(Records with drawing code)
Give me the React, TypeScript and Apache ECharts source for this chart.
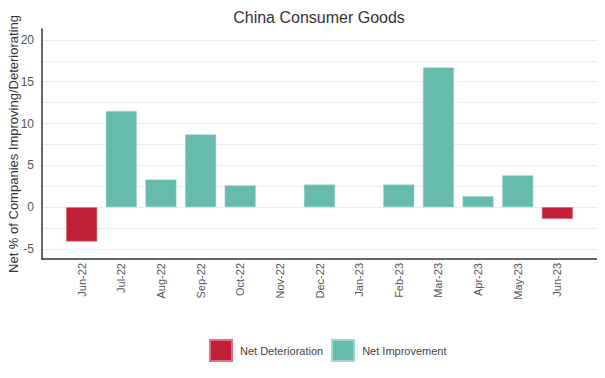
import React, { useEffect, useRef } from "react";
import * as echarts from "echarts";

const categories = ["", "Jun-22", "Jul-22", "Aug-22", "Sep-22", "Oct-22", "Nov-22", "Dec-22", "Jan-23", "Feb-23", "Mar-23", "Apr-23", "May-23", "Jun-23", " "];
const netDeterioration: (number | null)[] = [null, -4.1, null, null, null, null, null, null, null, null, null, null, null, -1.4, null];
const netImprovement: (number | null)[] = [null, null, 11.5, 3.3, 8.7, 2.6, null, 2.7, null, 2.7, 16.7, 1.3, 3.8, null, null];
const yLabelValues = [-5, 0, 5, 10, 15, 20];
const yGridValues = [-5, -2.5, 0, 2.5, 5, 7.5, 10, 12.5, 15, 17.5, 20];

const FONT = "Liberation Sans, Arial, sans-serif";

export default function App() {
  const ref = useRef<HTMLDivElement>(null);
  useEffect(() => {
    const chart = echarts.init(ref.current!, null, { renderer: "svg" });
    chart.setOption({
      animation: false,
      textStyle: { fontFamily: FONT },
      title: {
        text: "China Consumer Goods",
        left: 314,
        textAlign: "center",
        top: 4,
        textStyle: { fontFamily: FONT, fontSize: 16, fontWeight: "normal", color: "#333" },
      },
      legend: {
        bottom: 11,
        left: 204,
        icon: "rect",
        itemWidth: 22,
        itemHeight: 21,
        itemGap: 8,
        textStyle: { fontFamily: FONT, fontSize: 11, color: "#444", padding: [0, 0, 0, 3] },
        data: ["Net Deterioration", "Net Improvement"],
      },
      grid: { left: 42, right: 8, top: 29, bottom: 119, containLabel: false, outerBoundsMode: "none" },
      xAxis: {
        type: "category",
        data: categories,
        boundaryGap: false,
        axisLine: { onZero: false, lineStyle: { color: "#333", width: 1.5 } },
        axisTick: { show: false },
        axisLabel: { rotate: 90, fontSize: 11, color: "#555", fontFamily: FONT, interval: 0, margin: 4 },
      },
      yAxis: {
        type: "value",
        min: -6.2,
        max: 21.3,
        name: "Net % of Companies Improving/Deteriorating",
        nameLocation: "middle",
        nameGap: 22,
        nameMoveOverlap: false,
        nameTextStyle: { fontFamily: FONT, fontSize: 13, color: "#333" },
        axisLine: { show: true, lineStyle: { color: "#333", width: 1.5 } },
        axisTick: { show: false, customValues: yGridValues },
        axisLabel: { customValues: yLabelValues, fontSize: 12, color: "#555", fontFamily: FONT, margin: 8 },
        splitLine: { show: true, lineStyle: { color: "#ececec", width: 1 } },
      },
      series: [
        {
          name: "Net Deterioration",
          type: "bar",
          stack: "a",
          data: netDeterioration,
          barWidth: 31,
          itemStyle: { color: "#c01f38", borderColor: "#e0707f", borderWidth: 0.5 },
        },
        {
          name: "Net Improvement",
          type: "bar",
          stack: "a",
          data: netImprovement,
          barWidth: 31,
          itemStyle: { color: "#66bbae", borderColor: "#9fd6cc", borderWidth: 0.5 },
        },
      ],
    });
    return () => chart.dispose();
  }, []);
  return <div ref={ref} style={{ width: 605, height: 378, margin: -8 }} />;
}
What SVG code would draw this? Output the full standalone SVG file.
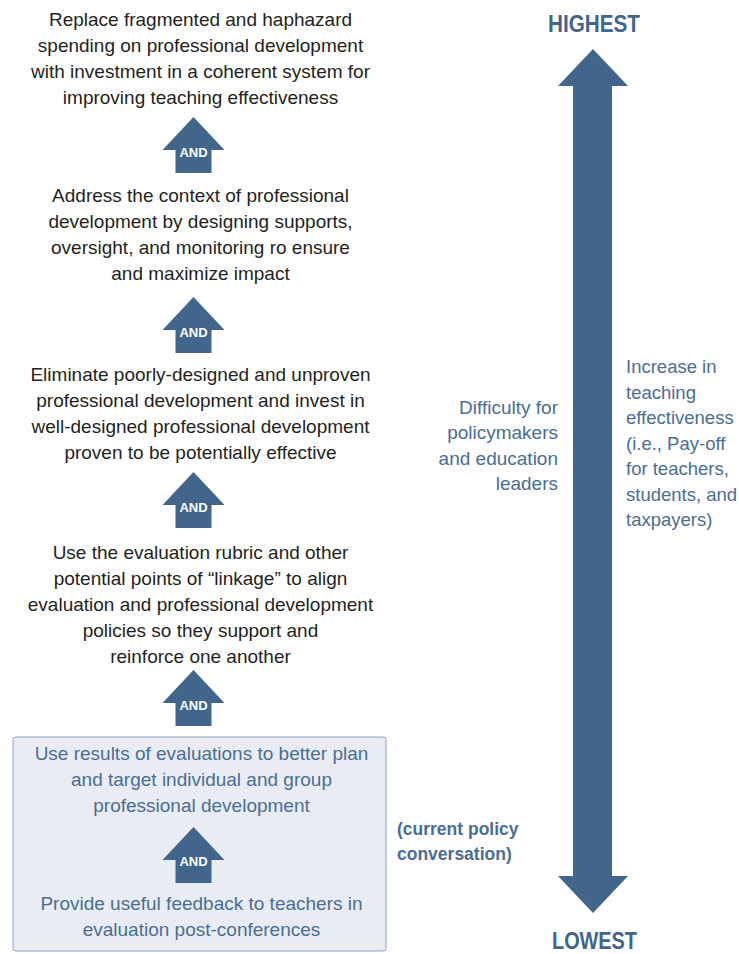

**Task goal**
Pictures are not part of the copy; reproduce everything else in the records exactly.

**Task output**
Give me the React, TypeScript and Apache ECharts source for this chart.
import React, { useEffect, useRef } from "react";
import * as echarts from "echarts";

const categories = ["", "Jun-22", "Jul-22", "Aug-22", "Sep-22", "Oct-22", "Nov-22", "Dec-22", "Jan-23", "Feb-23", "Mar-23", "Apr-23", "May-23", "Jun-23", " "];
const netDeterioration: (number | null)[] = [null, -4.1, null, null, null, null, null, null, null, null, null, null, null, -1.4, null];
const netImprovement: (number | null)[] = [null, null, 11.5, 3.3, 8.7, 2.6, null, 2.7, null, 2.7, 16.7, 1.3, 3.8, null, null];
const yLabelValues = [-5, 0, 5, 10, 15, 20];
const yGridValues = [-5, -2.5, 0, 2.5, 5, 7.5, 10, 12.5, 15, 17.5, 20];

const FONT = "Liberation Sans, Arial, sans-serif";

export default function App() {
  const ref = useRef<HTMLDivElement>(null);
  useEffect(() => {
    const chart = echarts.init(ref.current!, null, { renderer: "svg" });
    chart.setOption({
      animation: false,
      textStyle: { fontFamily: FONT },
      title: {
        text: "China Consumer Goods",
        left: 314,
        textAlign: "center",
        top: 4,
        textStyle: { fontFamily: FONT, fontSize: 16, fontWeight: "normal", color: "#333" },
      },
      legend: {
        bottom: 11,
        left: 204,
        icon: "rect",
        itemWidth: 22,
        itemHeight: 21,
        itemGap: 8,
        textStyle: { fontFamily: FONT, fontSize: 11, color: "#444", padding: [0, 0, 0, 3] },
        data: ["Net Deterioration", "Net Improvement"],
      },
      grid: { left: 42, right: 8, top: 29, bottom: 119, containLabel: false, outerBoundsMode: "none" },
      xAxis: {
        type: "category",
        data: categories,
        boundaryGap: false,
        axisLine: { onZero: false, lineStyle: { color: "#333", width: 1.5 } },
        axisTick: { show: false },
        axisLabel: { rotate: 90, fontSize: 11, color: "#555", fontFamily: FONT, interval: 0, margin: 4 },
      },
      yAxis: {
        type: "value",
        min: -6.2,
        max: 21.3,
        name: "Net % of Companies Improving/Deteriorating",
        nameLocation: "middle",
        nameGap: 22,
        nameMoveOverlap: false,
        nameTextStyle: { fontFamily: FONT, fontSize: 13, color: "#333" },
        axisLine: { show: true, lineStyle: { color: "#333", width: 1.5 } },
        axisTick: { show: false, customValues: yGridValues },
        axisLabel: { customValues: yLabelValues, fontSize: 12, color: "#555", fontFamily: FONT, margin: 8 },
        splitLine: { show: true, lineStyle: { color: "#ececec", width: 1 } },
      },
      series: [
        {
          name: "Net Deterioration",
          type: "bar",
          stack: "a",
          data: netDeterioration,
          barWidth: 31,
          itemStyle: { color: "#c01f38", borderColor: "#e0707f", borderWidth: 0.5 },
        },
        {
          name: "Net Improvement",
          type: "bar",
          stack: "a",
          data: netImprovement,
          barWidth: 31,
          itemStyle: { color: "#66bbae", borderColor: "#9fd6cc", borderWidth: 0.5 },
        },
      ],
    });
    return () => chart.dispose();
  }, []);
  return <div ref={ref} style={{ width: 605, height: 378, margin: -8 }} />;
}
What SVG code would draw this? Output the full standalone SVG file.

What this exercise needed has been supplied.